YOUR INSTRUCTIONS = Retype every line from the start of the data down to and including the line with "from matplotlib.colors import". Skip the pictures.

SUPPLIED INFORMATION =
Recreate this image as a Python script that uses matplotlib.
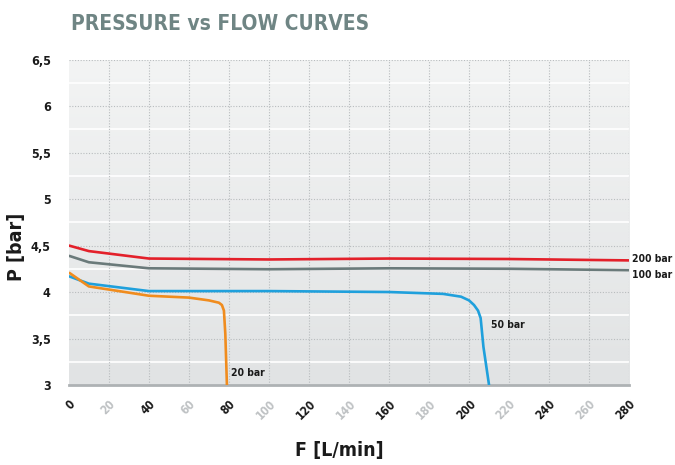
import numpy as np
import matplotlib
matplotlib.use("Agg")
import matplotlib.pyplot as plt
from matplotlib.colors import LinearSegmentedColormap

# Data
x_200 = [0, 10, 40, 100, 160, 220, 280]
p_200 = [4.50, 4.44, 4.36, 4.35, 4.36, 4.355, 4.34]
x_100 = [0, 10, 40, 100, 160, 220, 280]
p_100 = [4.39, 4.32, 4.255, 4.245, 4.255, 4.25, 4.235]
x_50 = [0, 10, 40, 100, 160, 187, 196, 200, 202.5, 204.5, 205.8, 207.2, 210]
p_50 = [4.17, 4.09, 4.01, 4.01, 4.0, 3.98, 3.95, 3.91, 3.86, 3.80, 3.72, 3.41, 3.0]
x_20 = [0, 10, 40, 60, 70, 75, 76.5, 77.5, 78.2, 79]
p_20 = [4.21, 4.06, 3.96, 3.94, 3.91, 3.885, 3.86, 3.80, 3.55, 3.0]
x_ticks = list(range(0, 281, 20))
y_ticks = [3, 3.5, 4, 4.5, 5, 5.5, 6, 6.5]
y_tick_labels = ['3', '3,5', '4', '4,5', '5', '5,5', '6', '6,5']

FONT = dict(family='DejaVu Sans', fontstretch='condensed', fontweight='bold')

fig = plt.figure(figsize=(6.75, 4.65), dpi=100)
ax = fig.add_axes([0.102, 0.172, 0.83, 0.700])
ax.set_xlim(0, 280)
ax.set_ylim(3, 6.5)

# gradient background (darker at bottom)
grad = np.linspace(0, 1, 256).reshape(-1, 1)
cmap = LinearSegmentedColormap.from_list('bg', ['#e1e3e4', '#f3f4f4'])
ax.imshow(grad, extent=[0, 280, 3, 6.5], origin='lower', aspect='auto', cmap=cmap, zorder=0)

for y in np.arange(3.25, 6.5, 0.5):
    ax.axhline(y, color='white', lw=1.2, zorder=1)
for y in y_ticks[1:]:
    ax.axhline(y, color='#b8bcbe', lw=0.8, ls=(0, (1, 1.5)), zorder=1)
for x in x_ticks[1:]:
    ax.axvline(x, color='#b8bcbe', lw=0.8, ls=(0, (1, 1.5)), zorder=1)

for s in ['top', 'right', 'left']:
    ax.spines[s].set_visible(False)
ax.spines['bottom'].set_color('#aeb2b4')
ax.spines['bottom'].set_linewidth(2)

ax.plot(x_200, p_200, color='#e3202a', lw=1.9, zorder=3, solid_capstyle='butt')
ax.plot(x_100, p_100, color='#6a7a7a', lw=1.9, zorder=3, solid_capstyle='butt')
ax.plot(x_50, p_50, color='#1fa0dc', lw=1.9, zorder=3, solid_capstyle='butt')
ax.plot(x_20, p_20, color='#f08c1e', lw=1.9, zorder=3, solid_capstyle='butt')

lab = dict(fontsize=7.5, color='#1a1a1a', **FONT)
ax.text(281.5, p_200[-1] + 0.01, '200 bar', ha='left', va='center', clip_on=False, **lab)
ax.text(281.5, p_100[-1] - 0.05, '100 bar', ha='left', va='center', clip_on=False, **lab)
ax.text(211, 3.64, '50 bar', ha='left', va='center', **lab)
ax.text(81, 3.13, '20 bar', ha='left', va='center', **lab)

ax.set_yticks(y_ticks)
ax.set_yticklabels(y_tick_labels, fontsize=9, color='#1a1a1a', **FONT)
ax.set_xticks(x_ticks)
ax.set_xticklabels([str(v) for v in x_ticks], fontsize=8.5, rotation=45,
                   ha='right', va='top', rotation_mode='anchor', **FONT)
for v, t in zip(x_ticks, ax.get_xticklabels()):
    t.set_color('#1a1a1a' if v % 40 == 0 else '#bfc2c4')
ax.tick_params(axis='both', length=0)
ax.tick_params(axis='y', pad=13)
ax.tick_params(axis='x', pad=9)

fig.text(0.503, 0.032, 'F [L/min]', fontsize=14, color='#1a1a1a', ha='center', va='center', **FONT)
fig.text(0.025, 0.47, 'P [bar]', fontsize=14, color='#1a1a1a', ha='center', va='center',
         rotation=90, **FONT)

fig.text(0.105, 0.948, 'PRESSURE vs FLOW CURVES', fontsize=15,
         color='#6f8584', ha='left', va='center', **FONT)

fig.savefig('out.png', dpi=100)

OUTPUT BELOW =
Recreate this image as a Python script that uses matplotlib.
import numpy as np
import matplotlib
matplotlib.use("Agg")
import matplotlib.pyplot as plt
from matplotlib.colors import LinearSegmentedColormap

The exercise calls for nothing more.